On the field, Wests surged to the premiership like an avalanche coming down Mount Coot-tha, if such a thing were possible. For the second time in three seasons, the ‘Red and Blacks’ won the title undefeated, with only Brothers who hung on for a draw in late July taking a point off them.
Battle-hardened forwards Norm Potter, Jim Bennett and Bill Dunne, along with Harry Jacques who they pinched from Coorparoo, led the way and even withstood the departure of Bill Richards to Sydney.
Jack Sweeney was back, and despite Sam Hull returning to Valleys, Kangaroo Harry Fewin came in the opposite direction. The arrival of future state and national winger Cec Aynsley put them into overdrive.

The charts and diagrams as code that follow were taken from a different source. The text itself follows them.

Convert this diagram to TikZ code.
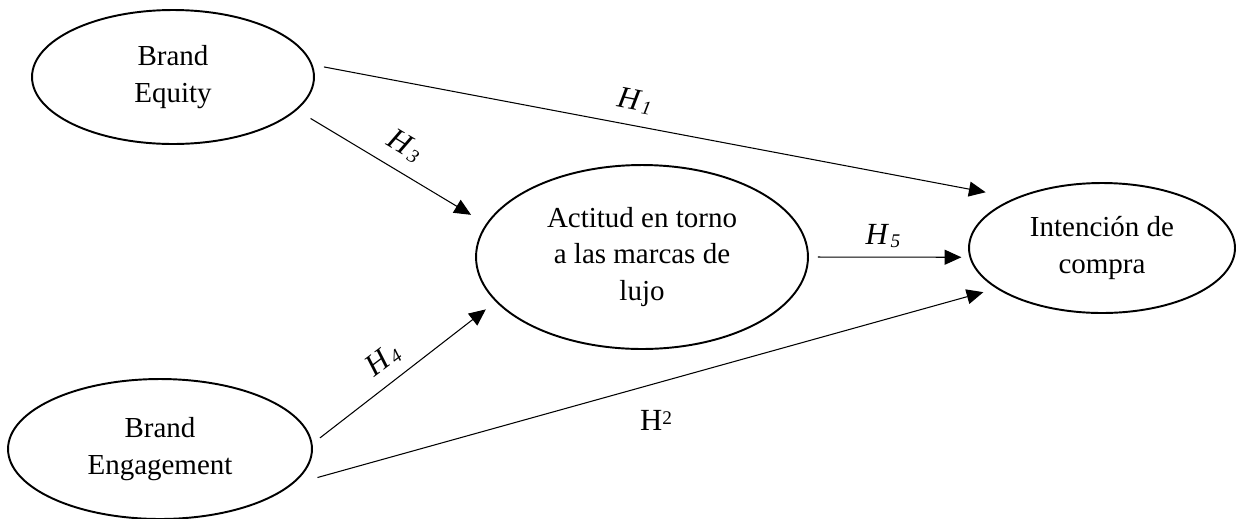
\documentclass[tikz,border=0pt]{standalone}
\usepackage{fontspec}
\setmainfont{Liberation Serif}
\usetikzlibrary{shapes.geometric,arrows.meta}

% hypothesis labels
\newcommand{\Hsub}[1]{\textit{H}\kern0.8pt\raisebox{-1.5pt}{\fontsize{11}{11}\selectfont\itshape #1}}

\begin{document}
\begin{tikzpicture}[x=0.02cm, y=-0.02cm,
  constr/.style={ellipse, draw, line width=1.1pt, inner sep=0pt, align=center,
    font=\fontsize{16.5}{20.8}\selectfont},
  hyp/.style={-{Triangle[length=9.5pt,width=8.5pt]}, line width=0.6pt},
  hlab/.style={inner sep=0pt, font=\fontsize{17.5}{20}\selectfont}]
\useasboundingbox (0,0) rectangle (1236,518);

\node [constr, minimum width=5.64cm, minimum height=2.68cm] (equity) at (173,77) {Brand\\Equity};
\node [constr, minimum width=6.08cm, minimum height=2.80cm] (engage) at (160,449) {Brand\\Engagement};
\node [constr, minimum width=6.64cm, minimum height=3.68cm] (actitud) at (642,257) {Actitud en torno\\a las marcas de\\lujo};
\node [constr, minimum width=5.32cm, minimum height=2.60cm] (intencion) at (1102,248) {Intención de\\compra};

\draw [hyp, shorten <=0.23cm, shorten >=0.60cm] (equity.5) -- (intencion.150);
\draw [hyp, shorten <=0.52cm, shorten >=0.27cm] (engage.-15) -- (intencion.-159);
\draw [hyp, shorten <=0.32cm, shorten >=0.35cm] (equity.-15) -- (actitud.168);
\draw [hyp, shorten <=0.19cm, shorten >=0.25cm] (engage.2) -- (actitud.-163);
\draw [hyp, shorten <=0.18cm, shorten >=0.16cm] (actitud.0) -- (intencion.184);

\node [hlab, rotate=-11] (h1) at (635,101) {\Hsub{1}};
\node [hlab] (h2) at (656,420) {H\raisebox{3pt}{\fontsize{11}{11}\selectfont 2}};
\node [hlab, rotate=-31] (h3) at (405,146) {\Hsub{3}};
\node [hlab, rotate=37] (h4) at (383,360) {\Hsub{4}};
\node [hlab] (h5) at (883,236) {\Hsub{5}};
\end{tikzpicture}
\end{document}
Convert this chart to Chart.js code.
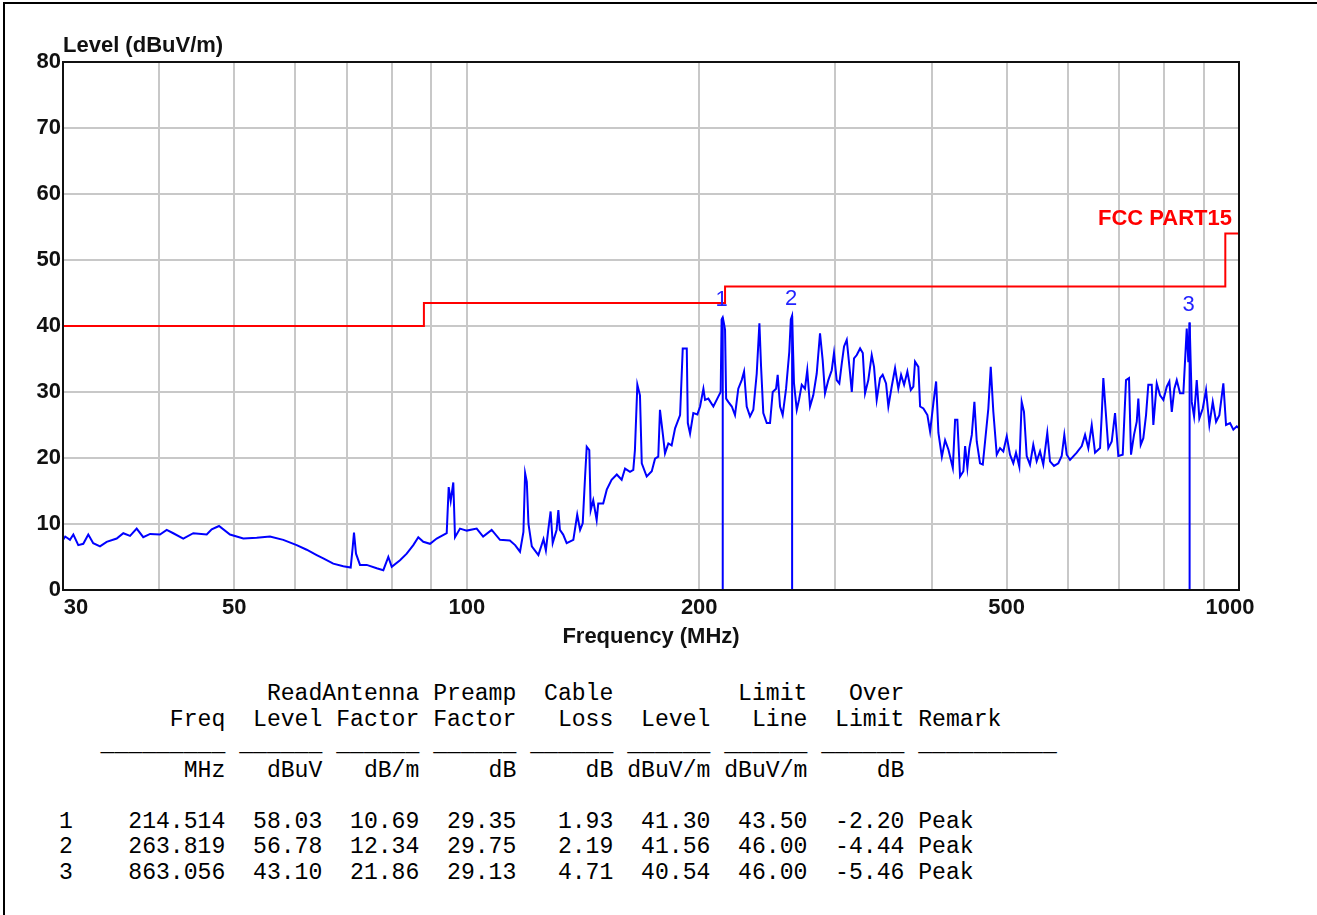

Wests’ points differential was greater than any other club’s aggregate points total.
The defending champions, Carlton lost some key players in Bath, Stallard and Moran and never quite got their mojo back. Coorparoo were almost there, with veterans Charlie Thorogood and W Ehlers playing behind an emerging forward pack. Valleys were still in transition, though doing it in some style. A key player for the future, Wally Cheyne firmly established himself in their team during 1922.